Lexical borrowings and constructions from English have consequently displaced a large number of earlier Russian borrowings (or what Dimitrova calls "Russicisms" [65]) and even many traditional Bulgarian words and phrases. For example, the Russian borrowing reviziya (which itself may have come originally from French) has now been largely replaced by the rather odd-sounding neologism odit, which is the Bulgarian transliteration of the English noun "audit". Quite similarly, the traditional Bulgarian term izpit ("exam") is being edged out by the English loanword "test." Mladezh ("youngster") and iunosha ("youth") are being both eclipsed by tineidzhur , the Bulgarian transliteration of the English lexeme "teenager." The clumsy neologism koherenten, the Bulgarian transliteration of the English word "coherent," is upstaging the native adjective smislen. The newly-created word fen ("fan" or "supporter") has nearly replaced the native noun zapalianko. Relevanten is coming close to replacing suotveten ("relevant"). Even the ear-irritating inaguratzyia, the Bulgarian transliteration of the English lexeme "inauguration," is now part and parcel of the new "bastard vocabulary." (66) Even Prime Minister Borisov would rather use imidzh, the Bulgarian transliteration of the English noun "image," instead of the traditional native lexeme obraz. (67) "Impyichmunt" (the title of an article in the daily Standart, dated November 10, 2009, concerning the first of the attempted impeachments of Socialist President Georgi Purvanov by the GERB-led majority in parliament) is the Bulgarian transliteration of the English lexeme "impeachment," which has now entered the language to such an extent that today no one even remembers what Bulgarian equivalent was used in the totalitarian past (when discussing the impeachment of U.S. President Nixon, for example). Some perplexed readers, who probably do not speak much English and thus have absolutely no idea what such oft-used neologisms as nonsens (the Bulgarian transliteration of "nonsense") or puzel (the Bulgarian transliteration of "puzzle") could possibly mean, have complained that they are having a hard time comprehending the heavily anglicized Bulgarian (or "Anglo-Bulgarian," as some critics have quipped about the constant use of so many foreign terms and verbs [68]) found in the news reports and articles of the current Bulgarian press.
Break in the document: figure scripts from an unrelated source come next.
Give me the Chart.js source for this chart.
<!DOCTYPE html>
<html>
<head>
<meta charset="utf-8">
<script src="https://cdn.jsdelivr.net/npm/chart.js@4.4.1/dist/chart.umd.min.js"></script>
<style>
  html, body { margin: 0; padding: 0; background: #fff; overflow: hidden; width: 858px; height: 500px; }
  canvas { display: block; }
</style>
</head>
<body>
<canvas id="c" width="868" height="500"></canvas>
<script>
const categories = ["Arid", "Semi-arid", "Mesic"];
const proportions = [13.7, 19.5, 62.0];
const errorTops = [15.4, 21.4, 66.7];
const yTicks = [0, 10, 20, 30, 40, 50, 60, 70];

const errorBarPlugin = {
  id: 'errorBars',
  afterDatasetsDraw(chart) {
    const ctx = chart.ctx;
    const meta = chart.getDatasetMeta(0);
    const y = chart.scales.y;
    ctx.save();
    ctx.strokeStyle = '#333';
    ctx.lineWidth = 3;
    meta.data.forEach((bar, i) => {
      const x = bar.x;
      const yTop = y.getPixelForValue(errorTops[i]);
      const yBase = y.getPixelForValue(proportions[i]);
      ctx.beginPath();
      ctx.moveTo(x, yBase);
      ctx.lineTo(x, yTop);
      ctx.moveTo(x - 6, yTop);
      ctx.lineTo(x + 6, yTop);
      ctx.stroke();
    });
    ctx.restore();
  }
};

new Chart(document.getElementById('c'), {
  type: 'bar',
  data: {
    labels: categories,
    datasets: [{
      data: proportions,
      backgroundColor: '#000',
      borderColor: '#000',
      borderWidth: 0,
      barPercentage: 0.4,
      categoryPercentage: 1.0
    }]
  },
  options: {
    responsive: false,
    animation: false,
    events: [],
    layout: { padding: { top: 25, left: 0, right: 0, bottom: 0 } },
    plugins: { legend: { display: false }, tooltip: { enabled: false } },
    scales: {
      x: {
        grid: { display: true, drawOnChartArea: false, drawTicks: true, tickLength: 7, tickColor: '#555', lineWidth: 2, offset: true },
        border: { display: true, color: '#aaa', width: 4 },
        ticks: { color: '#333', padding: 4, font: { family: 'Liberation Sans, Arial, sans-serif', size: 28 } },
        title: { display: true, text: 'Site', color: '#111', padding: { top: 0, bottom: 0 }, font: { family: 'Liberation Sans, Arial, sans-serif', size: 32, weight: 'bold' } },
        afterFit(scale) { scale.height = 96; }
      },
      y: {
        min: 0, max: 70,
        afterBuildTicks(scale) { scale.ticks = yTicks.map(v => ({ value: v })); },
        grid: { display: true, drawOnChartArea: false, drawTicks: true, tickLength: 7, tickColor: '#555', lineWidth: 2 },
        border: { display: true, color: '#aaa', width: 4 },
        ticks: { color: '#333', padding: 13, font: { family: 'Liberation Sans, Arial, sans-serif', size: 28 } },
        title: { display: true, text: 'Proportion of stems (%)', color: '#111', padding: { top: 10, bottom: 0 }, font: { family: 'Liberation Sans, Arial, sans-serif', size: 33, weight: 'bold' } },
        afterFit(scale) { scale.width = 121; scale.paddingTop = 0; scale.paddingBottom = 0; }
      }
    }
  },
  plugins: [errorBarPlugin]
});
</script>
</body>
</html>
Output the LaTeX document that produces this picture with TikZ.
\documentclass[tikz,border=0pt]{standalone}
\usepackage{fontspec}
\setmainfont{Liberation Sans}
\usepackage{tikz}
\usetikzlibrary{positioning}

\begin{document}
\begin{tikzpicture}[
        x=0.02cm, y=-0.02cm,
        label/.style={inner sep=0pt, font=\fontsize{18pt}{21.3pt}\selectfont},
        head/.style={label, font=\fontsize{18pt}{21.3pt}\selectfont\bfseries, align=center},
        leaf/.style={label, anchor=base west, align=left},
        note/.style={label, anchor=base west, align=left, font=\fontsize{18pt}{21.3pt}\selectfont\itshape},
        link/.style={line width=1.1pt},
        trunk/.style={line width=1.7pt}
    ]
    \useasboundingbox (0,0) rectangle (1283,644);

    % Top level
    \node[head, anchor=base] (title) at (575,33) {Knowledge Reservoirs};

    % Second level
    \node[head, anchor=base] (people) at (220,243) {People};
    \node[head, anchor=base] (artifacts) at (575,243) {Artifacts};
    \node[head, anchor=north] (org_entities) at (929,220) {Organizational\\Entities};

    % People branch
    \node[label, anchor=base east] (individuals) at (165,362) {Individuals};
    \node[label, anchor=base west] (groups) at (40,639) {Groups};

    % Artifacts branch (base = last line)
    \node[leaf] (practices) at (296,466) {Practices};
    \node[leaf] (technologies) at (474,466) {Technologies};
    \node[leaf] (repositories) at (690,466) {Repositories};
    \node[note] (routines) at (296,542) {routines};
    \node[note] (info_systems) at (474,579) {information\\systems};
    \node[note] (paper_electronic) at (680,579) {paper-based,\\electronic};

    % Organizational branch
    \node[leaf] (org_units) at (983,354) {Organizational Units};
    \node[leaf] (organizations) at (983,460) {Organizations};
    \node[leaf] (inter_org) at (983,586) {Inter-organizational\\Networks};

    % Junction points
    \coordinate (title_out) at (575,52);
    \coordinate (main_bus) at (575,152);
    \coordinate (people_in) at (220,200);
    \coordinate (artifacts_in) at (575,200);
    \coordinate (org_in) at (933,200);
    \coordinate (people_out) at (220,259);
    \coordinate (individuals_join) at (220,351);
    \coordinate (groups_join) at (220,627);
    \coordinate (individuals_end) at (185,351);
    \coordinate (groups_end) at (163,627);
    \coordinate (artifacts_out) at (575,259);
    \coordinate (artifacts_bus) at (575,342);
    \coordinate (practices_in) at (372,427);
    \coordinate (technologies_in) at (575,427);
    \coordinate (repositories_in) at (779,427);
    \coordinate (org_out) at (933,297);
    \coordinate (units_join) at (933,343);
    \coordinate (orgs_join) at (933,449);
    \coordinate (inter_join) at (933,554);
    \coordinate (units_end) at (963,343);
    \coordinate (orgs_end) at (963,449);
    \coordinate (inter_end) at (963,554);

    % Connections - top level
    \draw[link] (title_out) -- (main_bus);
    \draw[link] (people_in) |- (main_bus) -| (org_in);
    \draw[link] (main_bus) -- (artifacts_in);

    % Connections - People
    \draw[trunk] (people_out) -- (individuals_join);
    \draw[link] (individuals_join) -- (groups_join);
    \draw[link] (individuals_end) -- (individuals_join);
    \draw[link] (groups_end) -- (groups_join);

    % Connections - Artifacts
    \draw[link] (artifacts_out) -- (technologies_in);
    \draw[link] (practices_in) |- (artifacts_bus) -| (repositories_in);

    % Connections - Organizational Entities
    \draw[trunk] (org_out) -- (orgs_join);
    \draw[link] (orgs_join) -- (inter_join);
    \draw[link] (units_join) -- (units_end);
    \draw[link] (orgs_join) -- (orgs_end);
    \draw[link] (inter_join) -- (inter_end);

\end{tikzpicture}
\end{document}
Even the way politicians and journalists express themselves in Bulgarian has changed under the growing influence of English. For example, the "Russicism" varel ("barrel," as in "a barrel of crude oil") has been transformed phonetically into the more English-sounding word barrel. Even a pivotal political term like reformi ("reforms"), overused during the transition period and traditionally pronounced as [re-'for-mi], began to be pronounced instead (especially by anti-Communist politicians) as [ri-'for-mi]--that is, sounding more like the pronunciation of the equivalent English word. When speaking of the "difficulties" the country is experiencing, politicians and journalists alike invariably use the politically fashionable though hardly appropriate word predizvikatelstvo (which is the Bulgarian translation of the English lexeme "challenge") rather than the semantically much more accurate traditional noun zatrudnenie ("difficulty"). Such changes in phonetics, grammar, and syntax, which are affecting even colloquial linguistic expressions, are now so widespread that they are actually setting the standard for everyday language usage (the lingua franca).
The Ivan Kostov government formed in 1997 by the fanatically anti-Communist Union of Democratic Forces (SDS) even pushed unsuccessfully for replacing the Cyrillic alphabet with the "more universal" and "transparent" Latin alphabet--an idea fervently supported by then President Petar Stoyanov (1996-2001), also of the SDS. But Kostov's infamous "choice of civilization" proposal, which seemed ominously reminiscent of the politically-motivated orthographic reform carried out by the Communists in 1945 (69), was rejected by the other political parties, especially since Bulgarians are very proud of having pioneered the Cyrillic alphabet by being the first to adopt it, then introducing it to other Slavic nations.
Conclusion
The fall of Communism in Bulgaria has made it all the more urgent to create an intellectually and morally honest, open, and referential language that would be more suitable for the public discourse of a newly-democratized and free nation. But Dimitrova warned us early on of "the danger of slipping into verbiage analogous to the socialists, that is, to do nothing but launch loud declarations 'in the spirit of democracy'." (70) Struggling to convince a distrustful and skeptical public of the advantages of Western-style democracy and "free-market" capitalism compared to the failures of totalitarian Communism and the state-run economy, politicians today still resort to the use of a high-flown, boastful, and manipulative phraseology largely reminiscent of the old deceptive Communist lingo with its inflated bombastic style of "magic spells," "fanfare phrases," and "verbal euphoria" (in Dimitrova's own words). In fact, one of the former SDS leaders complained recently that "I am appalled by the spread of totalitarian language and thinking throughout the entire Bulgarian nation." (71)
The continued presence of ex-Communists in many high-level positions in politics, business and the media, as well as the oligarchic, corporatist, and conspiratorial nature of post-Communist politics may have made such vestiges of totalitarian language, including the reliance on standard propaganda stereotypes in defiance of all linguistic logic, even harder to uproot. For, like their colleagues from the totalitarian past, politicians today have discovered that their most dangerous enemy is that sleeping, acquiescent and inattentive beast, namely the mass public--the repository of Jean-Jacques Rousseau's volonte generale--which more often than not needs to be misled, manipulated, and kept from thinking rather than being informed, followed or accommodated (according to the vox populi vox Dei view of the role of public opinion in politics).
The new openness of the post-Communist language of politics thus cannot obscure the many similarities of speech, spoken and written, with the totalitarian period. In fact, the evidence presented in this sociolinguistic analysis can only confirm the timeless validity of Orwell's contemptuous remark about the corrupt linguistic practices of politicians and political parties everywhere, namely that "Political language--and with variations this is true of all political parties, from Conservatives to Anarchists--is designed to make lies sound truthful and murder respectable, and to give an appearance of solidity to pure wind." (72) Considering the numerous economic, financial, social, political, demographic, moral and other deep-seated problems within the country, how to further democratize post-Communist public discourse and eradicate the totalitarian legacies in the lexica and semantics habitually used by Bulgarian politicians is not going to be an easy task and will probably take a whole lot of time to accomplish.